[Begin DATA]

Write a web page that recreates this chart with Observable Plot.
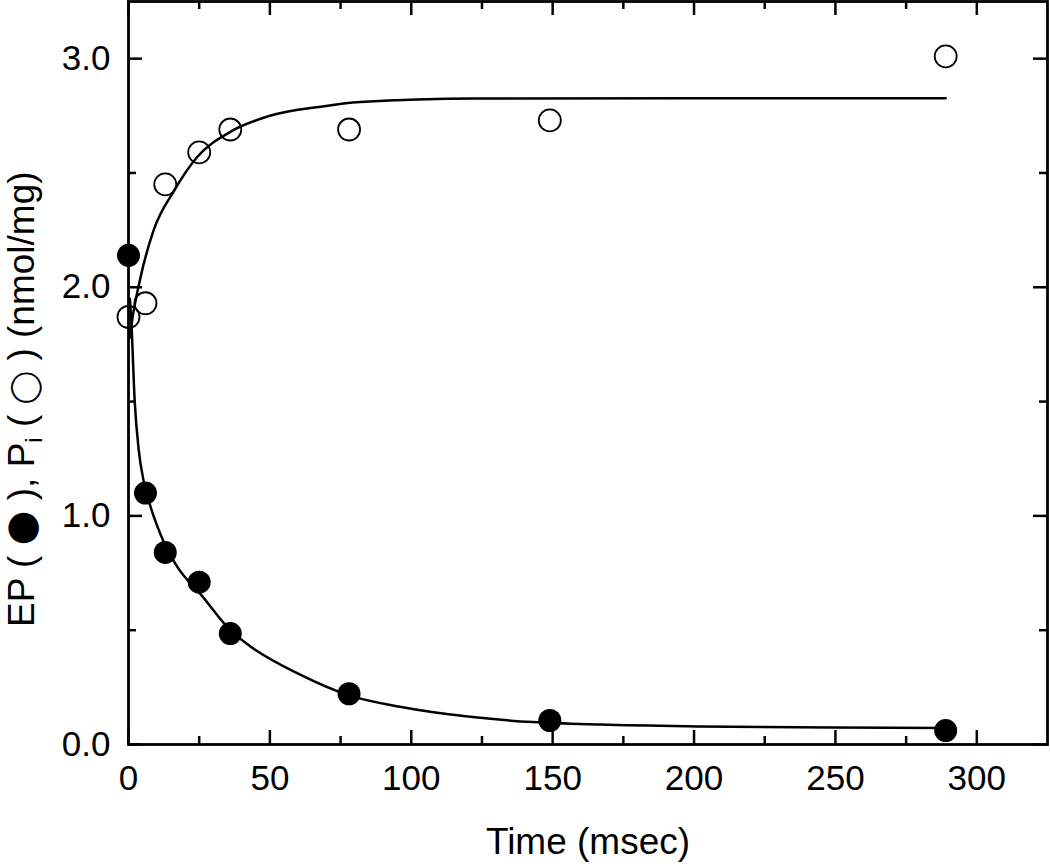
<!DOCTYPE html>
<html><head><meta charset="utf-8">
<script src="https://cdn.jsdelivr.net/npm/d3@7"></script>
<script src="https://cdn.jsdelivr.net/npm/@observablehq/plot@0.6"></script>
<style>body{margin:0;background:#fff} svg{display:block}</style>
</head><body><div id="chart"></div>
<script>
// Measured data points
const timePts = [0, 6, 13, 25, 36, 78, 149, 289];
const epVals = [2.14, 1.10, 0.84, 0.71, 0.485, 0.222, 0.105, 0.061];
const piVals = [1.87, 1.93, 2.45, 2.59, 2.69, 2.69, 2.73, 3.01];

// Fitted curves
const fitTimeEP = [0.5, 1, 2.2, 3.6, 5.4, 7.8, 11.3, 16.6, 26, 36, 43, 60, 78, 96, 120, 143, 167, 202, 249, 289];
const fitEP     = [1.95, 1.85, 1.50, 1.29, 1.15, 1.04, 0.92, 0.79, 0.65, 0.50, 0.43, 0.31, 0.215, 0.165, 0.122, 0.098, 0.087, 0.079, 0.074, 0.072];
const fitTimePi = [0.5, 1, 4.2, 8.9, 16, 24.3, 36, 50, 68, 82, 123, 200, 289];
const fitPi     = [1.78, 1.83, 2.04, 2.25, 2.42, 2.57, 2.68, 2.75, 2.79, 2.81, 2.826, 2.827, 2.827];

// Ticks
const xMajor = [0, 50, 100, 150, 200, 250, 300];
const xMinor = [25, 75, 125, 175, 225, 275];
const yMajor = [0, 1, 2, 3];
const yMinor = [0.5, 1.5, 2.5];

const ep = timePts.map((t, i) => ({t, v: epVals[i]}));
const pi = timePts.map((t, i) => ({t, v: piVals[i]}));
const fEP = fitTimeEP.map((t, i) => ({t, v: fitEP[i]}));
const fPi = fitTimePi.map((t, i) => ({t, v: fitPi[i]}));

const W = 1050, H = 864, mL = 128, mR = 3, mT = 1, mB = 120;
const fw = W - mL - mR, fh = H - mT - mB;
const big = 14, small = 8, tw = 2.5;

const chart = Plot.plot({
  width: W, height: H,
  marginLeft: mL, marginRight: mR, marginTop: mT, marginBottom: mB,
  style: {fontFamily: "'Liberation Sans', Arial, sans-serif", color: "black", background: "white"},
  x: {domain: [0, 325]},
  y: {domain: [0, 3.25]},
  marks: [
    Plot.axisX(xMajor, {tickSize: 0, tickPadding: 21, fontSize: 35, tickFormat: d => String(d), label: null}),
    Plot.axisY(yMajor, {tickSize: 0, tickPadding: 18, fontSize: 35, tickFormat: d => d.toFixed(1), label: null}),
    // inward ticks on all four sides
    Plot.tickX(xMajor, {x: d => d, insetTop: fh - big, stroke: "black", strokeWidth: tw}),
    Plot.tickX(xMinor, {x: d => d, insetTop: fh - small, stroke: "black", strokeWidth: tw}),
    Plot.tickX(xMajor, {x: d => d, insetBottom: fh - big, stroke: "black", strokeWidth: tw}),
    Plot.tickX(xMinor, {x: d => d, insetBottom: fh - small, stroke: "black", strokeWidth: tw}),
    Plot.tickY(yMajor, {y: d => d, insetRight: fw - big, stroke: "black", strokeWidth: tw}),
    Plot.tickY(yMinor, {y: d => d, insetRight: fw - small, stroke: "black", strokeWidth: tw}),
    Plot.tickY(yMajor, {y: d => d, insetLeft: fw - big, stroke: "black", strokeWidth: tw}),
    Plot.tickY(yMinor, {y: d => d, insetLeft: fw - small, stroke: "black", strokeWidth: tw}),
    Plot.frame({stroke: "black", strokeWidth: 2.8}),
    Plot.line(fPi, {x: "t", y: "v", curve: "monotone-x", stroke: "black", strokeWidth: 2.5}),
    Plot.line(fEP, {x: "t", y: "v", curve: "monotone-x", stroke: "black", strokeWidth: 2.5}),
    Plot.dot(pi, {x: "t", y: "v", r: 11, stroke: "black", strokeWidth: 1.8, fill: "none"}),
    Plot.dot(ep, {x: "t", y: "v", r: 11.5, fill: "black", stroke: "none"})
  ]
});

const svg = d3.select(chart);
svg.append("text")
  .attr("x", 588).attr("y", 854)
  .attr("text-anchor", "middle")
  .attr("font-size", 37)
  .attr("fill", "black")
  .text("Time (msec)");

const yl = svg.append("text")
  .attr("transform", "translate(34,627) rotate(-90)")
  .attr("text-anchor", "start")
  .attr("font-size", 37)
  .attr("fill", "black");
yl.append("tspan").text("EP ( ");
yl.append("tspan").attr("font-family", "'DejaVu Sans'").attr("font-size", 40).text("\u25CF");
yl.append("tspan").text(" ), P");
yl.append("tspan").attr("font-size", 24).attr("dy", 8).text("i");
yl.append("tspan").attr("dy", -8).text(" ( ");
yl.append("tspan").attr("font-family", "'DejaVu Sans'").attr("font-size", 30).text("\u25EF");
yl.append("tspan").text(" ) (nmol/mg)");

document.getElementById("chart").appendChild(chart);
</script>
</body></html>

[End DATA]

= WHAT YOU WILL DO =
With the pictures left out, transcribe the material exactly.

= RESPONSE TO THIS EXERCISE =
Write a web page that recreates this chart with Observable Plot.
<!DOCTYPE html>
<html><head><meta charset="utf-8">
<script src="https://cdn.jsdelivr.net/npm/d3@7"></script>
<script src="https://cdn.jsdelivr.net/npm/@observablehq/plot@0.6"></script>
<style>body{margin:0;background:#fff} svg{display:block}</style>
</head><body><div id="chart"></div>
<script>
// Measured data points
const timePts = [0, 6, 13, 25, 36, 78, 149, 289];
const epVals = [2.14, 1.10, 0.84, 0.71, 0.485, 0.222, 0.105, 0.061];
const piVals = [1.87, 1.93, 2.45, 2.59, 2.69, 2.69, 2.73, 3.01];

// Fitted curves
const fitTimeEP = [0.5, 1, 2.2, 3.6, 5.4, 7.8, 11.3, 16.6, 26, 36, 43, 60, 78, 96, 120, 143, 167, 202, 249, 289];
const fitEP     = [1.95, 1.85, 1.50, 1.29, 1.15, 1.04, 0.92, 0.79, 0.65, 0.50, 0.43, 0.31, 0.215, 0.165, 0.122, 0.098, 0.087, 0.079, 0.074, 0.072];
const fitTimePi = [0.5, 1, 4.2, 8.9, 16, 24.3, 36, 50, 68, 82, 123, 200, 289];
const fitPi     = [1.78, 1.83, 2.04, 2.25, 2.42, 2.57, 2.68, 2.75, 2.79, 2.81, 2.826, 2.827, 2.827];

// Ticks
const xMajor = [0, 50, 100, 150, 200, 250, 300];
const xMinor = [25, 75, 125, 175, 225, 275];
const yMajor = [0, 1, 2, 3];
const yMinor = [0.5, 1.5, 2.5];

const ep = timePts.map((t, i) => ({t, v: epVals[i]}));
const pi = timePts.map((t, i) => ({t, v: piVals[i]}));
const fEP = fitTimeEP.map((t, i) => ({t, v: fitEP[i]}));
const fPi = fitTimePi.map((t, i) => ({t, v: fitPi[i]}));

const W = 1050, H = 864, mL = 128, mR = 3, mT = 1, mB = 120;
const fw = W - mL - mR, fh = H - mT - mB;
const big = 14, small = 8, tw = 2.5;

const chart = Plot.plot({
  width: W, height: H,
  marginLeft: mL, marginRight: mR, marginTop: mT, marginBottom: mB,
  style: {fontFamily: "'Liberation Sans', Arial, sans-serif", color: "black", background: "white"},
  x: {domain: [0, 325]},
  y: {domain: [0, 3.25]},
  marks: [
    Plot.axisX(xMajor, {tickSize: 0, tickPadding: 21, fontSize: 35, tickFormat: d => String(d), label: null}),
    Plot.axisY(yMajor, {tickSize: 0, tickPadding: 18, fontSize: 35, tickFormat: d => d.toFixed(1), label: null}),
    // inward ticks on all four sides
    Plot.tickX(xMajor, {x: d => d, insetTop: fh - big, stroke: "black", strokeWidth: tw}),
    Plot.tickX(xMinor, {x: d => d, insetTop: fh - small, stroke: "black", strokeWidth: tw}),
    Plot.tickX(xMajor, {x: d => d, insetBottom: fh - big, stroke: "black", strokeWidth: tw}),
    Plot.tickX(xMinor, {x: d => d, insetBottom: fh - small, stroke: "black", strokeWidth: tw}),
    Plot.tickY(yMajor, {y: d => d, insetRight: fw - big, stroke: "black", strokeWidth: tw}),
    Plot.tickY(yMinor, {y: d => d, insetRight: fw - small, stroke: "black", strokeWidth: tw}),
    Plot.tickY(yMajor, {y: d => d, insetLeft: fw - big, stroke: "black", strokeWidth: tw}),
    Plot.tickY(yMinor, {y: d => d, insetLeft: fw - small, stroke: "black", strokeWidth: tw}),
    Plot.frame({stroke: "black", strokeWidth: 2.8}),
    Plot.line(fPi, {x: "t", y: "v", curve: "monotone-x", stroke: "black", strokeWidth: 2.5}),
    Plot.line(fEP, {x: "t", y: "v", curve: "monotone-x", stroke: "black", strokeWidth: 2.5}),
    Plot.dot(pi, {x: "t", y: "v", r: 11, stroke: "black", strokeWidth: 1.8, fill: "none"}),
    Plot.dot(ep, {x: "t", y: "v", r: 11.5, fill: "black", stroke: "none"})
  ]
});

const svg = d3.select(chart);
svg.append("text")
  .attr("x", 588).attr("y", 854)
  .attr("text-anchor", "middle")
  .attr("font-size", 37)
  .attr("fill", "black")
  .text("Time (msec)");

const yl = svg.append("text")
  .attr("transform", "translate(34,627) rotate(-90)")
  .attr("text-anchor", "start")
  .attr("font-size", 37)
  .attr("fill", "black");
yl.append("tspan").text("EP ( ");
yl.append("tspan").attr("font-family", "'DejaVu Sans'").attr("font-size", 40).text("\u25CF");
yl.append("tspan").text(" ), P");
yl.append("tspan").attr("font-size", 24).attr("dy", 8).text("i");
yl.append("tspan").attr("dy", -8).text(" ( ");
yl.append("tspan").attr("font-family", "'DejaVu Sans'").attr("font-size", 30).text("\u25EF");
yl.append("tspan").text(" ) (nmol/mg)");

document.getElementById("chart").appendChild(chart);
</script>
</body></html>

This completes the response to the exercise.